Cheryl Fish-Parcham, Families USA

Why Denials Are A Retention Issue

When clients feel abandoned during a denial, they may blame everyone connected to the policy. That includes the carrier, the plan, the employer, the benefits advisor, and the agent. Even when the agent did nothing wrong, the client’s experience can become a trust problem.

This is especially important in markets where clients already feel pressure from premiums, deductibles, prescription costs, provider networks, and limited plan choices. A denial can become the moment when the client decides their coverage is not working, even if the issue is procedural, documentation-related, or appealable.

Agencies that prepare clients for what to do after a denial can turn a frustrating experience into a trust-building moment. The message does not need to be complicated: save every letter, document every call, pay attention to deadlines, involve the provider, and do not assume the first answer is the final answer.

What Agents Can Take Away From This Story

This story gives agents a practical reason to talk about claims education before a claim happens. That conversation can be especially useful during open enrollment, Medicare reviews, employer benefits meetings, renewal calls, and client onboarding.
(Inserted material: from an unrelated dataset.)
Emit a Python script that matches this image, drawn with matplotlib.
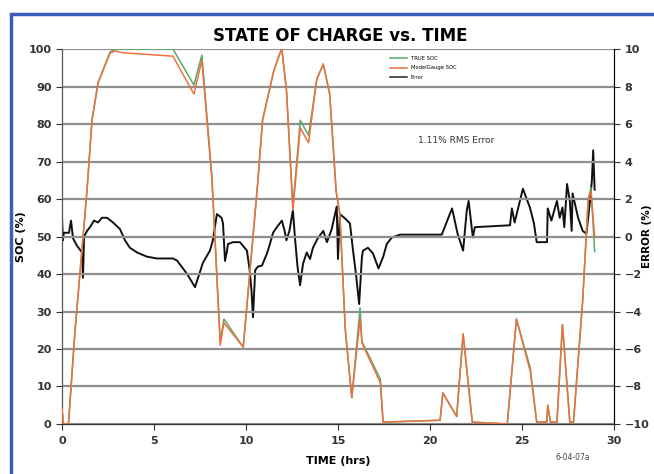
import matplotlib
matplotlib.use("Agg")
import matplotlib.pyplot as plt
from matplotlib.patches import Rectangle

# time (hrs) and SOC (%)
soc_time = [0.0, 0.08, 0.35, 0.71, 1.36, 1.63, 1.96, 2.61, 2.88, 3.3, 4.25, 6.03,
            7.17, 7.6, 8.15, 8.6, 8.8, 9.85, 10.65, 10.9, 11.5, 11.85, 11.95,
            12.2, 12.55, 12.95, 13.4, 13.85, 14.2, 14.55, 14.9, 15.1, 15.4, 15.75,
            16.2, 16.3, 17.3, 17.45, 20.55, 20.7, 21.45, 21.8, 22.3, 24.2, 24.7,
            25.45, 25.8, 26.35, 26.4, 26.55, 26.9, 27.2, 27.6, 27.8, 28.3, 28.6,
            28.75, 28.95]
true_soc = [4, 0, 0, 25, 62.4, 81, 91, 99.2, 100, 100, 100, 100,
            90.4, 98.4, 66, 22, 28, 20.5, 65, 81, 94, 99, 100,
            89, 58, 81, 77, 92, 96, 88, 62, 56, 25, 7,
            31, 22, 12, 0.5, 1, 8.3, 2, 24, 0.5, 0, 28,
            15, 0.5, 0.5, 5, 0.5, 0.5, 26.5, 0.5, 0.5, 33, 60,
            63, 46]
model_soc = [4, 0, 0, 25, 62.4, 81, 91, 98.9, 99.5, 99, 98.7, 98.1,
             88, 97, 65, 21, 27, 20.5, 65, 81, 94, 99, 100,
             89, 57, 79, 75, 92, 96, 88, 62, 56, 25, 7,
             28, 21.6, 11, 0.5, 1, 8.3, 2, 24, 0.5, 0, 28,
             14, 0.5, 0.5, 5, 0.5, 0.5, 26.5, 0.5, 0.5, 33, 60,
             62, 50]

# error (%) trace
err_time = [0.0, 0.05, 0.1, 0.38, 0.49, 0.6, 0.82, 1.09, 1.14, 1.2, 1.36, 1.52,
            1.74, 1.96, 2.17, 2.45, 2.77, 3.15, 3.42, 3.69, 4.08, 4.6, 5.15,
            6.03, 6.25, 6.8, 7.23, 7.66, 8.04, 8.2, 8.42, 8.67, 8.75, 8.86,
            8.97, 9.02, 9.3, 9.67, 10.05, 10.2, 10.3, 10.38, 10.5, 10.65, 10.87,
            11.14, 11.3, 11.47, 11.68, 11.95, 12.1, 12.2, 12.36, 12.55, 12.66,
            12.8, 12.94, 13.1, 13.3, 13.48, 13.64, 13.9, 14.2, 14.4, 14.66,
            14.93, 15.0, 15.1, 15.4, 15.65, 15.8, 16.0, 16.15, 16.3, 16.36,
            16.63, 16.9, 17.2, 17.45, 17.65, 17.93, 18.37, 20.64, 20.8, 21.2,
            21.5, 21.8, 22.0, 22.1, 22.33, 22.44, 24.35, 24.45, 24.6, 25.05,
            25.43, 25.65, 25.8, 26.36, 26.4, 26.6, 26.9, 27.05, 27.2, 27.3,
            27.45, 27.6, 27.7, 27.75, 28.05, 28.3, 28.5, 28.7, 28.8, 28.87, 28.95]
error = [1.0, -0.2, 0.2, 0.2, 0.85, -0.1, -0.5, -0.85, -2.2, 0.0, 0.3, 0.5,
         0.85, 0.75, 1.0, 1.0, 0.75, 0.4, -0.2, -0.6, -0.85, -1.07, -1.17,
         -1.17, -1.28, -2.0, -2.7, -1.4, -0.75, -0.2, 1.2, 1.0, 0.7, -1.3,
         -0.75, -0.4, -0.3, -0.3, -0.75, -1.8, -2.9, -4.3, -1.8, -1.6, -1.55,
         -0.9, -0.4, 0.2, 0.5, 0.85, 0.3, -0.2, 0.3, 1.4, -0.05,
         -1.6, -2.6, -1.45, -0.85, -1.2, -0.6, -0.1, 0.3, -0.3, 0.4,
         1.6, -1.2, 1.2, 0.95, 0.7, -0.6, -2.2, -3.6, -1.1, -0.75,
         -0.6, -0.9, -1.7, -1.1, -0.4, -0.05, 0.1, 0.1, 0.5, 1.5,
         0.15, -0.75, 1.4, 1.9, -0.05, 0.5, 0.6, 1.5, 0.75, 2.55,
         1.55, 0.7, -0.3, -0.3, 1.5, 0.85, 1.9, 1.0, 1.55, 0.5,
         2.8, 1.9, 0.3, 2.3, 1.0, 0.3, 0.15, 1.9, 3.0, 4.6, 2.5]

x_ticks = [0, 5, 10, 15, 20, 25, 30]

fig = plt.figure(figsize=(6.54, 4.74), dpi=100)
ax = fig.add_axes([0.0948, 0.1055, 0.844, 0.791])
ax2 = ax.twinx()

# SOC curves
ax.plot(soc_time, true_soc, color="#5aa86a", lw=1.1, label="TRUE SOC", zorder=3)
ax.plot(soc_time, model_soc, color="#ee7040", lw=1.1, label="ModelGauge SOC", zorder=4)
ax.plot([], [], color="#222222", lw=1.1, label="Error")

ax2.plot(err_time, error, color="#111111", lw=1.4, zorder=5)

ax.set_xlim(0, 30)
ax.set_ylim(0, 100)
ax2.set_ylim(-10, 10)
ax.set_xticks(x_ticks)
ax.set_yticks(range(0, 101, 10))
ax2.set_yticks(range(-10, 11, 2))
ax.grid(axis="y", color="#8f8f8f", lw=1.6)
ax.set_axisbelow(True)
ax.set_zorder(ax2.get_zorder() + 1)
ax.patch.set_visible(False)

for a in (ax, ax2):
    a.tick_params(labelsize=8, length=4, width=0.8, colors="#333333")
    for lab in a.get_xticklabels() + a.get_yticklabels():
        lab.set_fontweight("bold")
    a.spines["top"].set_visible(False)
ax.spines["left"].set_color("#555555")
ax.spines["bottom"].set_color("#333333")
ax2.spines["right"].set_color("#333333")
ax.tick_params(axis="x", pad=5)

ax.set_xlabel("TIME (hrs)", fontsize=8, fontweight="bold", labelpad=7)
ax.set_ylabel("SOC (%)", fontsize=8, fontweight="bold", labelpad=2)
ax2.set_ylabel("ERROR (%)", fontsize=7.5, fontweight="bold")
ax2.yaxis.set_label_coords(1.05, 0.5)

fig.text(0.52, 0.925, "STATE OF CHARGE vs. TIME", ha="center", va="center",
         fontsize=12, fontweight="bold",
         family=["Liberation Sans Narrow", "DejaVu Sans"])
ax.text(0.645, 0.75, "1.11% RMS Error", transform=ax.transAxes, fontsize=6.5,
        color="#333333")
fig.text(0.85, 0.03, "6-04-07a", fontsize=5.5, color="#444444")

ax.legend(loc="upper left", bbox_to_anchor=(0.585, 0.995), frameon=False,
          fontsize=3.8, handlelength=3.2, labelspacing=0.9)

# blue frame
fig.add_artist(Rectangle((11 / 654, -0.1), 1.0, (474 - 14) / 474 + 0.1,
                         transform=fig.transFigure, fill=False,
                         edgecolor="#3d5db5", lw=2.5))

fig.savefig("out.png", dpi=100)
Use These Talking Points With Clients

  • A denial is not always final. Many clients can appeal internally and may have external review rights if the denial continues.
  • The denial letter matters. Clients should read it carefully for the stated reason, deadlines, appeal instructions, and review options.
  • Documentation wins attention. Clients should save letters, bills, explanation of benefits forms, call notes, names, dates, and reference numbers.
  • The provider can be critical. A physician, hospital, or treatment facility may be able to supply medical necessity letters or coding clarification.
  • Urgency changes the process. Serious or time-sensitive medical situations may qualify for expedited appeal or review procedures.
  • Agents should set boundaries. Educate, guide, and point clients to the right resources without promising outcomes or giving legal advice.

A Better Client Conversation

The best use of this story is not to make clients afraid of their health insurance. It is to help them understand that the paperwork matters, the process matters, and persistence can matter.

For agents, the story is also a reminder that clients remember who helped them when things were stressful. A policy review may win the sale, but practical guidance during a denial can preserve the relationship.

A strong agency takeaway is this: build a simple denial-response checklist for clients. Include what to save, who to call, what to ask, where to find appeal deadlines, and when to request help from the carrier, provider, employer benefits office, state insurance department, or consumer assistance program.

That kind of guidance does not just make an agency more useful. It makes the value of the agent visible at the exact moment a client is asking whether their coverage is really working for them.